Copy, from the entries below, each line where the word "this" can be found.

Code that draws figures

+++

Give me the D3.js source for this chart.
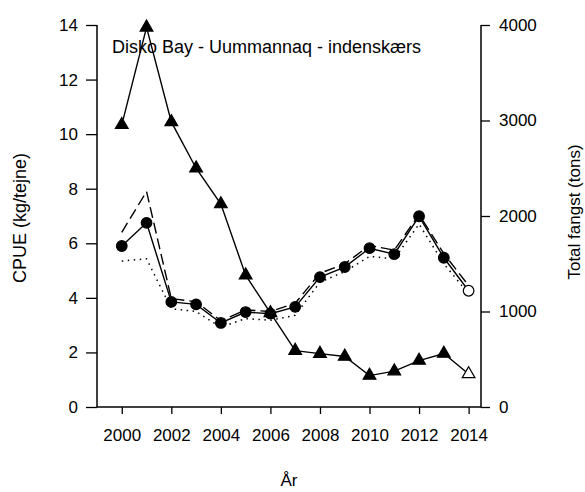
<!DOCTYPE html>
<html lang="da">
<head>
  <meta charset="UTF-8" />
  <title>Disko Bay - Uummannaq - indenskærs</title>
  <script src="https://d3js.org/d3.v7.min.js"></script>
  <style>
    body {
      margin: 0;
      background: #fff;
      overflow: hidden;
    }
    svg {
      font-family: Arial, "Liberation Sans", sans-serif;
    }
  </style>
</head>
<body>

<svg id="chart" width="585" height="492"></svg>

<script>
// data
const years = [2000, 2001, 2002, 2003, 2004, 2005, 2006, 2007, 2008, 2009, 2010, 2011, 2012, 2013, 2014];
const cpue = [5.9, 6.75, 3.85, 3.76, 3.08, 3.48, 3.42, 3.67, 4.76, 5.13, 5.82, 5.6, 6.99, 5.47, 4.26];
const cpueDashed = [6.4, 7.9, 3.97, 3.86, 3.16, 3.56, 3.5, 3.8, 4.9, 5.25, 5.92, 5.75, 7.05, 5.62, 4.45];
const cpueDotted = [5.35, 5.43, 3.6, 3.5, 2.92, 3.24, 3.18, 3.36, 4.58, 4.96, 5.52, 5.43, 6.7, 5.25, 4.15];
const totalCatch = [2955, 3975, 2985, 2500, 2125, 1380, 985, 590, 559, 529, 329, 375, 486, 560, 345];

const cpueTicks = [0, 2, 4, 6, 8, 10, 12, 14];
const catchTicks = [0, 1000, 2000, 3000, 4000];
const yearTicks = [2000, 2002, 2004, 2006, 2008, 2010, 2012, 2014];

const svg = d3.select("#chart");
const plotLeft = 97, plotRight = 481, plotTop = 25, plotBottom = 407;

const x = d3.scaleLinear().domain([1999, 2014.5]).range([plotLeft, plotRight]);
const yL = d3.scaleLinear().domain([0, 14]).range([plotBottom, plotTop]);
const yR = d3.scaleLinear().domain([0, 4000]).range([plotBottom, plotTop]);

const fontSize = "17px";

// axes
const xAxis = svg.append("g")
  .attr("transform", `translate(0,${plotBottom})`)
  .call(d3.axisBottom(x).tickValues(yearTicks).tickFormat(d3.format("d")).tickSize(7).tickPadding(15));

const leftAxis = svg.append("g")
  .attr("transform", `translate(${plotLeft},0)`)
  .call(d3.axisLeft(yL).tickValues(cpueTicks).tickSize(11).tickPadding(8));

const rightAxis = svg.append("g")
  .attr("transform", `translate(${plotRight},0)`)
  .call(d3.axisRight(yR).tickValues(catchTicks).tickFormat(d3.format("d")).tickSize(9).tickPadding(9));

[xAxis, leftAxis, rightAxis].forEach(g => {
  g.select(".domain").remove();
  g.selectAll("line").attr("stroke", "#000").attr("stroke-width", 1.3);
  g.selectAll("text").attr("fill", "#000").style("font-size", fontSize);
});

// axis lines
svg.append("line").attr("x1", plotLeft).attr("x2", plotRight).attr("y1", plotBottom).attr("y2", plotBottom)
  .attr("stroke", "#000").attr("stroke-width", 1.5);
svg.append("line").attr("x1", plotLeft).attr("x2", plotLeft).attr("y1", plotTop).attr("y2", plotBottom)
  .attr("stroke", "#000").attr("stroke-width", 1.5);
svg.append("line").attr("x1", plotRight).attr("x2", plotRight).attr("y1", plotTop).attr("y2", plotBottom)
  .attr("stroke", "#000").attr("stroke-width", 1.5);

// axis titles
svg.append("text")
  .attr("transform", `translate(26,218) rotate(-90)`)
  .attr("text-anchor", "middle")
  .style("font-size", "18px")
  .text("CPUE (kg/tejne)");

svg.append("text")
  .attr("transform", `translate(580,212) rotate(-90)`)
  .attr("text-anchor", "middle")
  .style("font-size", fontSize)
  .text("Total fangst (tons)");

svg.append("text")
  .attr("x", (plotLeft + plotRight) / 2)
  .attr("y", 486)
  .attr("text-anchor", "middle")
  .style("font-size", fontSize)
  .text("År");

svg.append("text")
  .attr("x", 112)
  .attr("y", 53)
  .style("font-size", "18px")
  .text("Disko Bay - Uummannaq - indenskærs");

// lines
const lineL = vals => d3.line().x((d, i) => x(years[i])).y(d => yL(d))(vals);
const lineR = vals => d3.line().x((d, i) => x(years[i])).y(d => yR(d))(vals);

svg.append("path").attr("d", lineL(cpueDotted))
  .attr("fill", "none").attr("stroke", "#000").attr("stroke-width", 1.5)
  .attr("stroke-dasharray", "1.5,4.5");

svg.append("path").attr("d", lineL(cpueDashed))
  .attr("fill", "none").attr("stroke", "#000").attr("stroke-width", 1.4)
  .attr("stroke-dasharray", "11,5");

svg.append("path").attr("d", lineR(totalCatch))
  .attr("fill", "none").attr("stroke", "#000").attr("stroke-width", 1.4);

svg.append("path").attr("d", lineL(cpue))
  .attr("fill", "none").attr("stroke", "#000").attr("stroke-width", 1.4);

// markers
const last = years.length - 1;
const tri = d3.symbol(d3.symbolTriangle, 70);

svg.selectAll(".tri")
  .data(totalCatch)
  .enter()
  .append("path")
  .attr("class", "tri")
  .attr("d", tri)
  .attr("transform", (d, i) => `translate(${x(years[i])},${yR(d)})`)
  .attr("fill", (d, i) => i === last ? "#fff" : "#000")
  .attr("stroke", "#000")
  .attr("stroke-width", 1.2);

svg.selectAll(".dot")
  .data(cpue)
  .enter()
  .append("circle")
  .attr("class", "dot")
  .attr("cx", (d, i) => x(years[i]))
  .attr("cy", d => yL(d))
  .attr("r", 5.3)
  .attr("fill", (d, i) => i === last ? "#fff" : "#000")
  .attr("stroke", "#000")
  .attr("stroke-width", 1.2);
</script>

</body>
</html>
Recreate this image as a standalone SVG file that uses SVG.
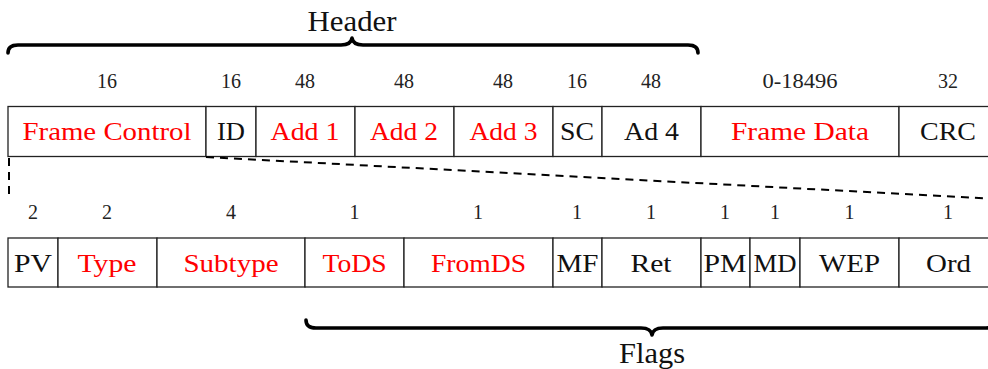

+++

*Response to the task:*
Give me the D3.js source for this chart.
Recreate this image as a standalone SVG file that uses SVG.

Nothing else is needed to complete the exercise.